December 21, 2012 Articles

Mediate, Arbitrate, or Litigate Disputes?

By P. Jean Baker

Deciding whether mediation, arbitration, or litigation should be the preferred way to resolve a potential or pending dispute is not as straightforward as many attorneys believe. Pros and cons are associated with use of each of the three major methods of resolving disputes. The key is to select the best dispute resolution option or combination of options following an in-depth discussion with the client.

To Mediate?
Mediation works best when it is voluntary and the participants—both parties and attorneys—are cooperating with each other. The potential for settlement is greatly enhanced when the parties seek to resolve the current dispute with a minimum of acrimony so that they can maintain a long-term business or personal relationship.

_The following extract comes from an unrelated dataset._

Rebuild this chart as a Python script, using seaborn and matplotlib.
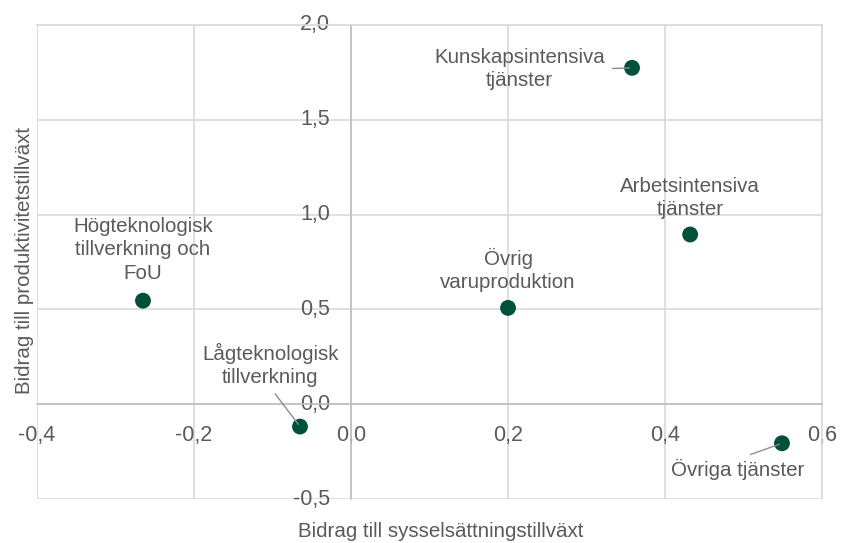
import matplotlib
matplotlib.use("Agg")
import matplotlib.pyplot as plt
import seaborn as sns
import pandas as pd

# Data
categories = ["Högteknologisk\ntillverkning och\nFoU", "Lågteknologisk\ntillverkning",
              "Övrig\nvaruproduktion", "Kunskapsintensiva\ntjänster",
              "Arbetsintensiva\ntjänster", "Övriga tjänster"]
employment = [-0.265, -0.065, 0.200, 0.358, 0.432, 0.549]
productivity = [0.546, -0.118, 0.508, 1.774, 0.895, -0.206]
label_x = [-0.265, -0.103, 0.200, 0.215, 0.432, 0.492]
label_y = [0.815, 0.207, 0.709, 1.769, 1.088, -0.346]
leader = [None, (0.5, 0.0), None, (1.0, 0.5), None, (0.5, 1.0)]
x_ticks = [-0.4, -0.2, 0.0, 0.2, 0.4, 0.6]
y_ticks = [-0.5, 0.0, 0.5, 1.0, 1.5, 2.0]

df = pd.DataFrame({"x": employment, "y": productivity, "cat": categories})

sns.set_theme(style="white")
plt.rcParams['font.family'] = ['Liberation Sans', 'DejaVu Sans']

TEXT = "#5a5a5a"
GRID = "#d9d9d9"
ZERO = "#bfbfbf"
POINT = "#00503c"

fig = plt.figure(figsize=(8.45, 5.43), dpi=100)
ax = fig.add_axes([0.0438, 0.081, 0.929, 0.873])

sns.scatterplot(data=df, x="x", y="y", ax=ax, color=POINT, s=130,
                edgecolor="none", zorder=5, legend=False)

ax.set_xlim(-0.4, 0.6)
ax.set_ylim(-0.5, 2.0)
ax.set_xticks(x_ticks)
ax.set_yticks(y_ticks)
ax.set_xticklabels([f"{v:.1f}".replace(".", ",") for v in x_ticks])
ax.set_yticklabels([f"{v:.1f}".replace(".", ",") for v in y_ticks])

ax.grid(True, color=GRID, linewidth=1.2, zorder=0)
ax.set_axisbelow(True)

for side in ["top", "right"]:
    ax.spines[side].set_color(GRID)
    ax.spines[side].set_linewidth(1.2)
ax.spines["left"].set_position(("data", 0))
ax.spines["bottom"].set_position(("data", 0))
ax.spines["left"].set_color(ZERO)
ax.spines["bottom"].set_color(ZERO)
ax.spines["left"].set_linewidth(1.2)
ax.spines["bottom"].set_linewidth(1.2)

ax.tick_params(axis="x", length=0, pad=15, labelsize=15.5, labelcolor=TEXT)
ax.tick_params(axis="y", length=0, pad=15, labelsize=15.5, labelcolor=TEXT)
for lbl in ax.get_yticklabels():
    lbl.set_verticalalignment("center")

ax.set_xlabel("")
ax.set_ylabel("")
fig.text(0.522, 0.003, "Bidrag till sysselsättningstillväxt", ha="center", va="bottom",
         fontsize=14.8, color=TEXT)
fig.text(0.029, 0.52, "Bidrag till produktivitetstillväxt", ha="center", va="center",
         rotation=90, fontsize=14.8, color=TEXT)

for i, cat in enumerate(categories):
    if leader[i] is None:
        ax.text(label_x[i], label_y[i], cat, ha="center", va="center",
                fontsize=14.8, color=TEXT, linespacing=1.3, zorder=6)
    else:
        ax.annotate(cat, xy=(employment[i], productivity[i]),
                    xytext=(label_x[i], label_y[i]), ha="center", va="center",
                    fontsize=14.8, color=TEXT, linespacing=1.3, zorder=6,
                    arrowprops=dict(arrowstyle="-", color="#8c8c8c", lw=1,
                                    relpos=leader[i], shrinkA=3, shrinkB=2))

fig.savefig("out.png", dpi=100)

Parties who will have zero contact following mediation, are not willing to make concessions, or are going through the motions of mediation because it is required are more inclined to reach an impasse. Mediation may be the preferred alternative dispute resolution (ADR) option if parties are seeking a confidential forum; it may also be the only form of ADR that a public entity is legally authorized to use. Rarely will parties agree to voluntarily submit to arbitration after a dispute has arisen, but many times they will agree to mediate to avoid litigation. Mediation can also be used prior to trial to narrow legal issues or resolve discovery disputes.